Kitchens are more than just shiny appliances, a storage unit for dishes and a place to put meals on the table. The kitchen is a magical place where Christmas cookies are baked, where guests congregate during the holiday party, and where bonding happens over burnt dinners. If you spend a lot of time cooking or baking, then investing in a durable countertop material that won’t have you following your house guests around with a wet rag will make your space even more enjoyable!
Whether you are an amateur home chef or a culinary pro, these are the three countertop materials you should consider for a practical and durable kitchen workspace.
Granite is a popular choice for homeowners who love to cook and spend time in the kitchen due to its incredible durability. Not only are granite surfaces beautiful, but they also hold up well against spilled substances, knife cuts and hot pots and pans. They also require minimal daily maintenance to keep them looking their best, even for the messiest of chefs. So you can go ahead and entertain with ease, or let the kiddos dish out their best creations!
Not every stone is a good choice when it comes to a busy kitchen. Quartz is a great alternative for homeowners because it mimics the look of stone yet requires little maintenance, and is heat and scratch resistant. You don’t even have to apply a sealer, so that means more time cooking and less time cleaning. You can check out a few other advantages of quartz here.
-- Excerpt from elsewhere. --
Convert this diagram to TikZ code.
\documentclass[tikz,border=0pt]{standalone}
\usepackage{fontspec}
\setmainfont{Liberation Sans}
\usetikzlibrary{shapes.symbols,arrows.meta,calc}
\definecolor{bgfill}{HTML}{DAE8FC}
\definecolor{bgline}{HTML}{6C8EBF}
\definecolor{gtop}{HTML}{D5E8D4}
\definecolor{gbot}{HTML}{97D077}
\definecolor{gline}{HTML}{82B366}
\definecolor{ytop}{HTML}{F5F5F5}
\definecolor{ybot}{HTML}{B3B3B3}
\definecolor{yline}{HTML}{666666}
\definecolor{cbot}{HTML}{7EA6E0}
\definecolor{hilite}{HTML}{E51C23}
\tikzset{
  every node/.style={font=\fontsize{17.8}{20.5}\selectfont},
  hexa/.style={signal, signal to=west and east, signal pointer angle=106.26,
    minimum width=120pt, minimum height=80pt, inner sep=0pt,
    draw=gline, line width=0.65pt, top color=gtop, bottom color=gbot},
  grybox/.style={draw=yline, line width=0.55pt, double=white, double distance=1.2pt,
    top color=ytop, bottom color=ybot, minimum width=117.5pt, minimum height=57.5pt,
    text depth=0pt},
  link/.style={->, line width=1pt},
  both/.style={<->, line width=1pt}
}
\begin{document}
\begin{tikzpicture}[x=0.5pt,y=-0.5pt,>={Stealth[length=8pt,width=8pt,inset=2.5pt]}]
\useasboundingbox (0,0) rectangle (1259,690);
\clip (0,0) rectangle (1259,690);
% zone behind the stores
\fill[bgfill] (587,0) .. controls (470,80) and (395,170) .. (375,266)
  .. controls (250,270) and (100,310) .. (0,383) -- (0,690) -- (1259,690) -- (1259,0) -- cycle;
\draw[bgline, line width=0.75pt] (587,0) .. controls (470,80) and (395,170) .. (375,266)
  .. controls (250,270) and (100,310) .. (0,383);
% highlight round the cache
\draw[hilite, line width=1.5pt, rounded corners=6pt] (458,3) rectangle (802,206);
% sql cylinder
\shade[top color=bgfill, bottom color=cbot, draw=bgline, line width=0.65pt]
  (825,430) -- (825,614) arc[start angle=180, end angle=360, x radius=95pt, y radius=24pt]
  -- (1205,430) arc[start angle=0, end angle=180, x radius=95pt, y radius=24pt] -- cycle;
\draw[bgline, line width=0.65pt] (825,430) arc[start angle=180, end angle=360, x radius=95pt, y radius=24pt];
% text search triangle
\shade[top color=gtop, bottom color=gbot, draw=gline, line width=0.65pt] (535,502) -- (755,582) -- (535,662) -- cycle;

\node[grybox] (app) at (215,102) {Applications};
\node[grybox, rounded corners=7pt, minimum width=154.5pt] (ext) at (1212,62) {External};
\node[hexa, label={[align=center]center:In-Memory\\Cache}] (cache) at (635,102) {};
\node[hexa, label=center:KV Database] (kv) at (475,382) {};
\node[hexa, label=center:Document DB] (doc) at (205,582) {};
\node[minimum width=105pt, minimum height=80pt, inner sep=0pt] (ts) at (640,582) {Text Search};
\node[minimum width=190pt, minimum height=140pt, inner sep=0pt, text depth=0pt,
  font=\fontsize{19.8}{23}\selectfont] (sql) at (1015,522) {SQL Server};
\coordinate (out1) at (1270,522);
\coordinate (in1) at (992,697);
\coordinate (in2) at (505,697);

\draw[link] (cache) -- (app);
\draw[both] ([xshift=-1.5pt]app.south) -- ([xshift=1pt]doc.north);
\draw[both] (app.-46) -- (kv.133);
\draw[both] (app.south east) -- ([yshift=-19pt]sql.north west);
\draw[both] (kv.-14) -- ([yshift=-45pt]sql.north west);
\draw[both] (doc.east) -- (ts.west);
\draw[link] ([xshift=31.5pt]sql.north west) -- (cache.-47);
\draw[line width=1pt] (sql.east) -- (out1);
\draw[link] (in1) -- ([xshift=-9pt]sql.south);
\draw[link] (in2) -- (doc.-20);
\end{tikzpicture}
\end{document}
You don’t see soapstone very often in homes, which is exactly why you should consider it. Not only is it incredibly heat resistant and naturally sanitary, but it also makes a statement with its dark grey color and matte finish. The downside to soapstone, however, is that is softer than other natural stones which can cause scratches and cuts much like marble etching. But many homeowners actually enjoy the look. If not, a mineral oil can quickly remove most marks.